James Dowd, Founder & CEO of North Capital Private Securities | July 6, 2015
The Jumpstart Our Business Startups (JOBS) Act paved the way for a massive expansion of financing through private placements. Three years on, and with potential new regulations regarding the status of accredited investors being mulled over, Jim Dowd, CFA, CPA, managing director of North Capital looks at how investors are faring in this new regulatory environment
Private offerings have become public affairs. While investing in private companies is not new, the rules affecting how deals can be presented and advertised have changed dramatically since 2012. This has been a boon to entrepreneurs, who are now permitted to seek funding through general solicitation of accredited investors. Soon, a new exemption from registration will allow companies to raise up to $1m a year from non-accredited investors.
The JOBS Act, signed into law on April 5, 2012, relaxed securities regulations that had been in place for almost eight decades. The objective of the Act was to improve access to capital by simplifying small offering registration requirements and eliminating some of the more onerous restrictions on private offerings.
The positive impact of the JOBS Act is undeniable, as the number of angel investors and volume of private deals have exploded in the last three years. While some growth can be attributed to the improving economy and an increase in the number of entrepreneurs seeking capital, regulatory changes have undoubtedly helped. The JOBS Act lifted the ban on general solicitation for unregistered private offerings, delivering greater market access for both entrepreneurs and accredited investors.
Online investment portals sprang up almost overnight, promising risk capital for entrepreneurs and direct, early access to innovative, high-growth businesses for investors. Many of these platforms have developed their investor base by publishing deal flows and using online advertising. New technology offers a seamless experience to issuers and investors alike, while potentially driving down costs and automating regulatory compliance.
So, without any evidence of negative effects of general solicitation on investors, it is surprising that the Securities and Exchange Commission (SEC) is considering a change to the definition of an accredited investor. This change would have far-reaching implications by shrinking the pool of accessible capital for most private offerings, without improving disclosure or providing any other investor protections.
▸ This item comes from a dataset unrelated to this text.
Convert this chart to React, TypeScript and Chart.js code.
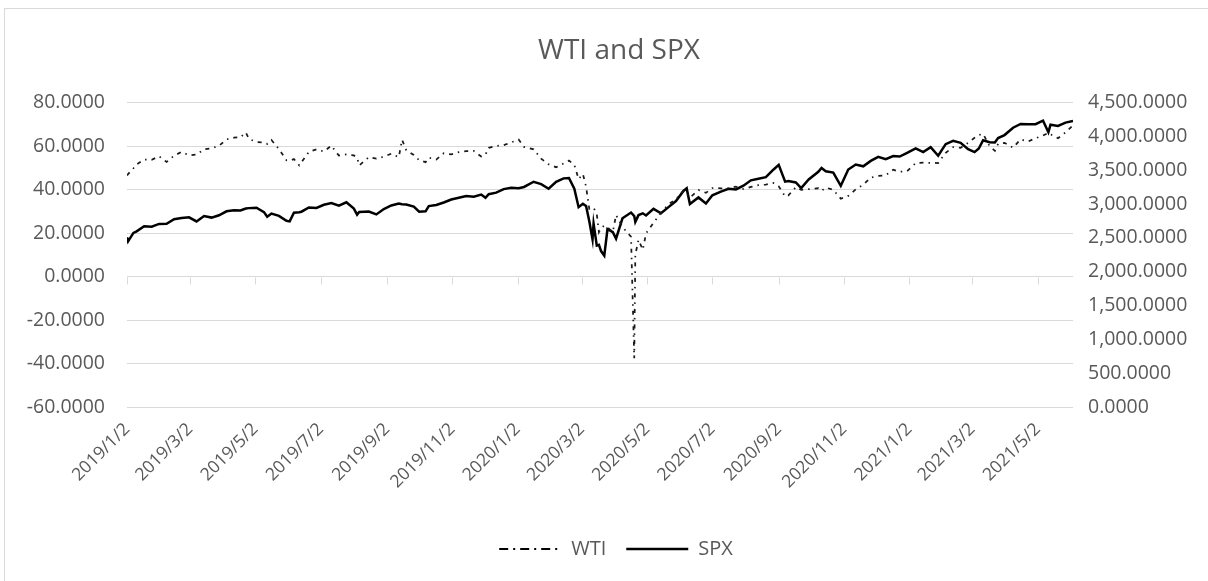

Under current regulations, an accredited investor includes individuals who either:
- Have earned $200,000 annually for the past two years,
- Have earned $300,000 jointly with a spouse for each of the past two years, or
- Have a net worth of more than $1m, excluding the value of their home.
Under current guidelines, approximately 8.5 million U.S. households (7.3% of all households) qualify. However, if the SEC’s proposed guidelines are adopted, income thresholds would be raised to $500,000 for individuals ($700,000 jointly with a spouse) — drastically reducing the number of qualified households to 3.7 million, and shrinking the pool of investment capital.
According to the SEC, an accredited investor is someone sophisticated enough to protect themselves in making investment decisions and doesn’t require the additional protections afforded under certain securities laws that apply to everyone else.
However, as opponents of the SEC’s proposed changes have pointed out, income and asset levels are a poor gauge of suitability. They do not consider education, investment experience or risk profile. A sophisticated investor who falls short of the income or net worth standards could be a more suitable investor for a private offering than a wealthier investor with no knowledge or experience. Moreover, uniform thresholds do not account for regional cost of living disparities or annual inflation. They also discriminate against same-sex couples who do not qualify as accredited investors because they are not permitted to marry in their home state.
Why are knowledge and experience so important? A Kaufman Foundation study of early stage investment ranked due diligence as one of the key factors in producing successful investment outcomes. At North Capital, we have looked at hundreds of deals over the past few years. We have found fabricated professional credentials, discovered corporate officers with criminal records, detected exaggerated or fraudulent financial statements and projections, and uncovered a wide range of misleading statements in offering materials. A small percentage of offerings survive our evaluation and due diligence process.
Broker-dealers have a vested interest in investor protection. If investors experience negative investment outcomes as a result of general solicitation, the market will become tainted and investors will leave. But if investors experience positive outcomes and industry participants are able to mitigate fraud and manage risk, then investor interest will grow, the market will expand and the full potential of the JOBS Act will become apparent.